Le Zemmour du mardi. “C’est une guerre d’hommes, de caractères, un affrontement brutal d’egos dépouillé de toutes considérations politiques ou idéologiques. Copé refuse de lâcher l’appareil du parti quoi qu’il en coûte. Fillon a déjà renoncé à être Président de l’UMP mais veut faire tomber Copé avec lui. Copé fait de la politique à la papa, tel Chirac dans les années 70, s’emparant à la hussarde du vieux parti gaulliste. Fillon veut prendre sa revanche devant les juges ou encore devant le groupe parlementaire. Mais la politique rattrape les hommes. L’idéologie rattrape les egos. Copé et Fillon étaient au départ des frères siamois, héritiers de la chiraquie, libéraux ayant intériorisés les contraintes de l’Europe et de la mondialisation. Mais après des mois de campagne, leur destin en ressort transformé. Fillon a incarné jusqu’à la caricature les notables qui le soutenaient en masse. Il a ressuscité Balladur, jusqu’à sa défaite finale. Copé a appliqué les consignes de Patrick Buisson et ses assauts sémantiques contre le politiquement correct. La violence de la lutte entre les deux hommes a exacerbé les différences idéologiques bien au-delà des volontés et des convictions réelles des deux gladiateurs.

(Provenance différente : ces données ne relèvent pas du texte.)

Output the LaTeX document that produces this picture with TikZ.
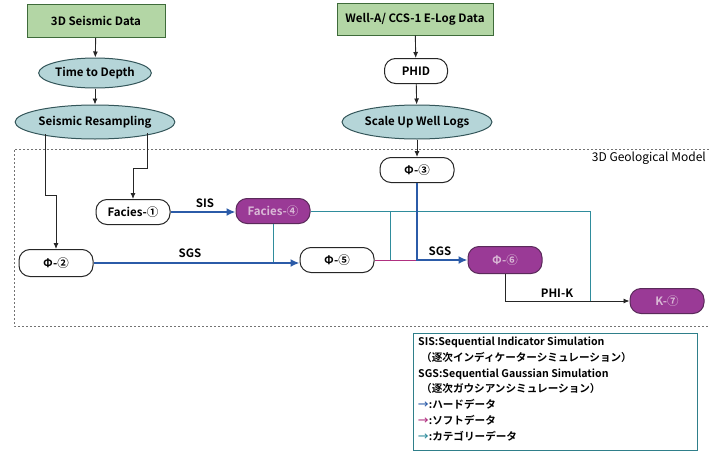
\documentclass[tikz,border=0pt]{standalone}
\usepackage{fontspec}
\setmainfont{Noto Sans CJK JP}[BoldFont={Noto Sans CJK JP Bold}]
\usetikzlibrary{shapes.geometric,arrows.meta}
\definecolor{gfill}{HTML}{B3D6A5}
\definecolor{gdraw}{HTML}{3E6B3A}
\definecolor{efill}{HTML}{B5D5D8}
\definecolor{edraw}{HTML}{34565A}
\definecolor{pfill}{HTML}{9A3A96}
\definecolor{pdraw}{HTML}{5A2A5A}
\definecolor{ptext}{HTML}{D9B8D6}
\definecolor{hardc}{HTML}{2B5BA8}
\definecolor{catc}{HTML}{2F8C9C}
\definecolor{softc}{HTML}{B03080}
\definecolor{legc}{HTML}{2F7F8A}
\begin{document}
\begin{tikzpicture}[x=1pt,y=-1pt,
  font=\bfseries\fontsize{11.5}{13}\selectfont,
  databox/.style={draw=gdraw, fill=gfill, line width=1pt, inner sep=0pt},
  proc/.style={ellipse, draw=edraw, fill=efill, line width=1pt, inner sep=0pt},
  rbox/.style={draw=black!85, fill=white, rounded corners=11pt, line width=1pt, minimum width=74, minimum height=25, inner sep=0pt},
  pbox/.style={draw=pdraw, fill=pfill, text=ptext, rounded corners=11pt, line width=1pt, minimum width=74, minimum height=25, inner sep=0pt},
  arr/.style={draw=black!85, line width=0.9pt, -{Latex[length=6pt,width=5pt]}},
  hard/.style={draw=hardc, line width=2.2pt, -{Latex[length=9pt,width=8pt]}},
  cat/.style={draw=catc, line width=0.9pt},
  soft/.style={draw=softc, line width=0.9pt},
  lbl/.style={font=\bfseries\fontsize{11.5}{13}\selectfont, inner sep=1.5pt},
  frame/.style={draw=black!55, line width=0.8pt, dash pattern=on 2pt off 2pt}
]
\useasboundingbox (0,0) rectangle (709,455);

% frame
\draw[frame] (709,149) -- (14,149) -- (14,326) -- (709,326);
\node[font=\mdseries\fontsize{12}{14}\selectfont, anchor=east, inner sep=0pt] (gm) at (706,158) {3D Geological Model};

% nodes
\node[databox, minimum width=138, minimum height=33] (sd) at (96,21) {3D Seismic Data};
\node[proc, minimum width=105, minimum height=30] (ttd) at (95,73) {Time to Depth};
\node[proc, minimum width=140, minimum height=34] (sr) at (95,122) {Seismic Resampling};
\node[databox, minimum width=156, minimum height=32] (well) at (415,19) {Well-A/ CCS-1 E-Log Data};
\node[rbox, minimum width=63] (phid) at (416,71) {PHID};
\node[proc, minimum width=150, minimum height=34] (sul) at (417,122) {Scale Up Well Logs};
\node[rbox] (p3) at (417,170) {Φ-③};
\node[rbox] (f1) at (133,212) {Facies-①};
\node[pbox] (f4) at (273,211) {Facies-④};
\node[rbox, minimum height=27] (p2) at (56,263) {Φ-②};
\node[rbox] (p5) at (337,260) {Φ-⑤};
\node[pbox, minimum height=27] (p6) at (505,260) {Φ-⑥};
\node[pbox] (k7) at (667,301) {K-⑦};

% connectors (black)
\coordinate (srl) at (45,134);
\coordinate (srr) at (147,133);
\draw[arr] (sd) -- (ttd);
\draw[arr] (ttd) -- (sr);
\draw[arr] (srl) -- (45,195) -| (p2.north);
\draw[arr] (srr) -- (147,168) -| (f1.north);
\draw[arr] (well) -- (phid);
\draw[arr] (phid) -- (sul);
\draw[arr] (sul) -- (p3);

% category lines
\draw[cat] (f4.east) -- (590,211) -- (590,301);
\draw[cat] (390,211) -- (390,260);
\draw[cat] (f4.south) -- (f4.south |- p2.east);

% soft
\draw[soft] (p5.east) -- (p3.south |- p5.east);

% hard
\draw[hard] (f1.east) -- (f1.east -| f4.west);
\draw[hard] (p2.east) -- (p2.east -| p5.west);
\draw[hard] (p3.south) |- (p6.west);

% PHI-K
\draw[arr] (p6.south) |- (k7.west);

% labels
\node[lbl] (lsis) at (205,203) {SIS};
\node[lbl] (lsgs1) at (190,253) {SGS};
\node[lbl] (lsgs2) at (440,251) {SGS};
\node[lbl] (lphik) at (557,293) {PHI-K};

% legend
\node[draw=legc, line width=1.2pt, anchor=north west, minimum width=284, minimum height=117, inner sep=0pt] (leg) at (413,333) {};
\node[anchor=north west, align=left, inner sep=0pt, font=\bfseries\fontsize{10.6}{15.7}\selectfont] (legt) at (418,337)
 {SIS:Sequential Indicator Simulation\\
  \hspace{3pt}（逐次インディケーターシミュレーション）\\
  SGS:Sequential Gaussian Simulation\\
  \hspace{3pt}（逐次ガウシアンシミュレーション）\\
  \textcolor{hardc}{→}:ハードデータ\\
  \textcolor{softc}{→}:ソフトデータ\\
  \textcolor{catc}{→}:カテゴリーデータ};
\end{tikzpicture}
\end{document}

L’échec du ‘médiateur d’entre nous’, Alain Juppé, est révélateur de la fin d’une époque, de la fin de l’UMP, de cet hybride forgé en 2002 par Juppé avec Chirac qui reposait sur un compromis soigneusement dissimulé : au RPR les places, à l’UDF les idées. La ligne politique de l’UMP serait donc celle de l’UDF : libérale et européenne. Mais ce grand parti centriste de Juppé est mort. Les militants l’avaient condamné en ne donnant pas les clefs du camion à Fillon, les électeurs de droite eux-mêmes l’avaient déjà blessé à mort en plébiscitant la campagne iconoclaste de Nicolas Sarkozy sur les frontières.
“La violence de la lutte entre Copé et Fillon a exacerbé les différences idéologiques bien au-delà des volontés et des convictions réelles des deux gladiateurs.”
Contrairement à ce que répètent les médias, le clivage n’est pas entre les militants plus à droite et les sympathisants plus au centre, mais entre, d’une part, les militants et les électeurs ensemble, d’autre part les élus notabilisés qui sont demeurés, pour la plupart, sur la ligne centriste de l’UMP de 2002. Cet échec de Juppé fait remonter à la surface une vieille, très vieille histoire : en 1990, un combat encore plus féroce, encore plus âpre avait divisé le RPR d’alors. D’un côté, Séguin et Pasqua. De l’autre, Chirac, Juppé, Balladur et le jeune Sarkozy. Séguin et Pasqua reprochaient à Chirac et Juppé d’embourgeoiser le mouvement gaulliste, d’abandonner la ligne du Général de Gaulle, de transformer un mouvement populaire, social, national en un parti libéral européen, d’aligner le RPR sur l’UDF. Les deux hommes prophétisaient que le RPR perdrait et le peuple et la nation. Ils furent vaincus. Contrairement à Copé ou à Fillon, ils acceptèrent de bonne grâce leur défaite. Ils avaient vu juste : le RPR s’aligna sur l’UDF jusqu’à se fondre dans l’UMP. Juppé avait vaincu Séguin. Mais 30 ans plus tard, l’œuvre de Juppé explose. Séguin prend sa revanche posthume. Fillon et ses notables n’ont plus qu’à rejoindre les centristes de Borloo. Copé n’a plus qu’une solution : refaire le RPR pour affronter sur son terrain le FN pour une lutte à mort. Ils n’ont plus le choix.